If you’re working class? Any of the above, isn’t it?
In reality, Labour gets votes from all those groups. That’s a good thing: major parties need broad appeal. But Labour doesn’t always treat it as a good thing. They let the inevitable contradictions of being a broad church undermine them – this is expressed through absurdly frequent leadership battles – rather than becoming a source of strength.
Actually, there is a point to Labour and it’s a really important one. They’re there to win elections. Labour is the main party of opposition and therefore is likely to be the majority party in any centre-left government. So they have to look credible. They have to be credible.
If they’re not, the whole centre-left suffers. A vote for the Greens is a vote for a Labour-led government. Votes for NZ First and the Maori Party are also votes for the possibility of such a government.
Which leads to Jeremy Corbyn. He’s wildly popular among his supporters: the turnout at Corbyn rallies all over the country has been so extraordinary, it speaks of mass disaffection with the old ways and mass enthusiasm for progressive policies.
But Corbyn is also deeply unpopular with the wider public. Polls suggest Labour would be obliterated if they held an election anytime soon.
Those two things are profoundly contradictory and there’s no bridging the gap.

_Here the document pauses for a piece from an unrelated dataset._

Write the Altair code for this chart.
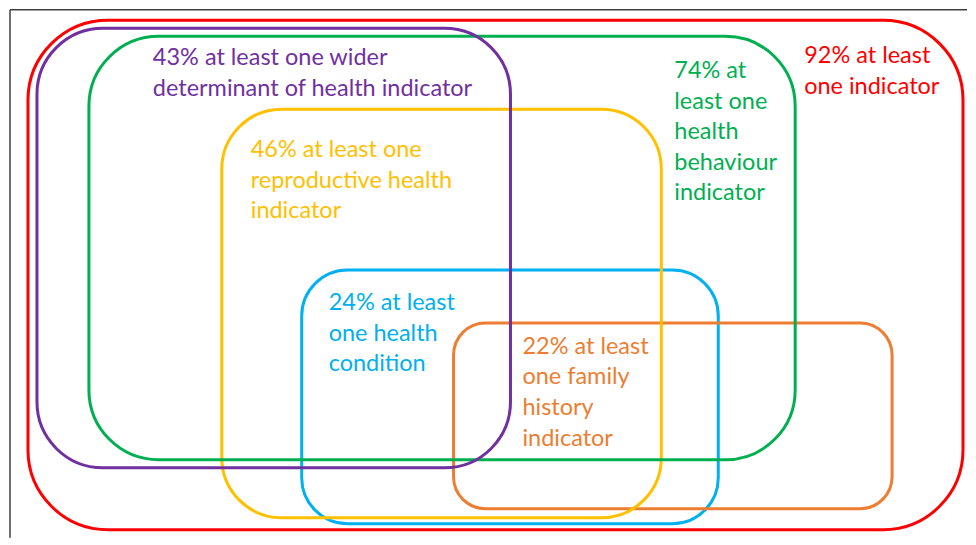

Either you believe radical change has to come, and turning the Labour Party into its vehicle is a splendid way to achieve it; or you believe that the purpose of a major parliamentary party must be to win the next election, and the next, so you can implement reforms in office.
In New Zealand, it’s generally accepted that Labour’s main job right now, working with the Greens, is to win the next election.
But it’s not obvious this view is shared throughout the Labour Party, where many people clearly prefer to have a leader they agree with, or feel is “one of us”, rather than a leader with great electoral appeal.
And that, in a nutshell, is the tragedy of the Labour Party. They don’t understand the importance of personality. They don’t have a leader capable of charm and because they changed the voting rules to get rid of the last one they did have, David Shearer, they don’t have the ready means to get another one. It’s not that they can’t win, but they have made it a lot harder for themselves.
It’s fashionable to say charisma shouldn’t matter, that personality politics is a scourge. That’s such nonsense. There’s a good reason voters want to feel we can like and trust our leaders: our trust commits us to the political process, commits politicians to us and helps give legitimacy to lawmaking. Like it or not it’s the currency of politics, far more than policy. It’s true of John Key today, as it was for David Lange and Michael Joseph Savage before him.
So, what are the prospects for Labour heading into election year? Andrew Little will remain leader so they have to double down on becoming the voice of the future. That’s about policy and articulating a vision. Becoming the champion of the compact city in all its forms – from decent affordable housing to creating a cycling city – is a heaven-sent opportunity.
Will they grasp it? What’s their future if they don’t? On the positive side, there’s only one John Key. When he retires, National will lose its charm advantage. On the negative side, it’s only a matter of time before the Greens find an immensely charismatic leader of their own. When that happens, if Labour hasn’t done the same, they really could be annihilated.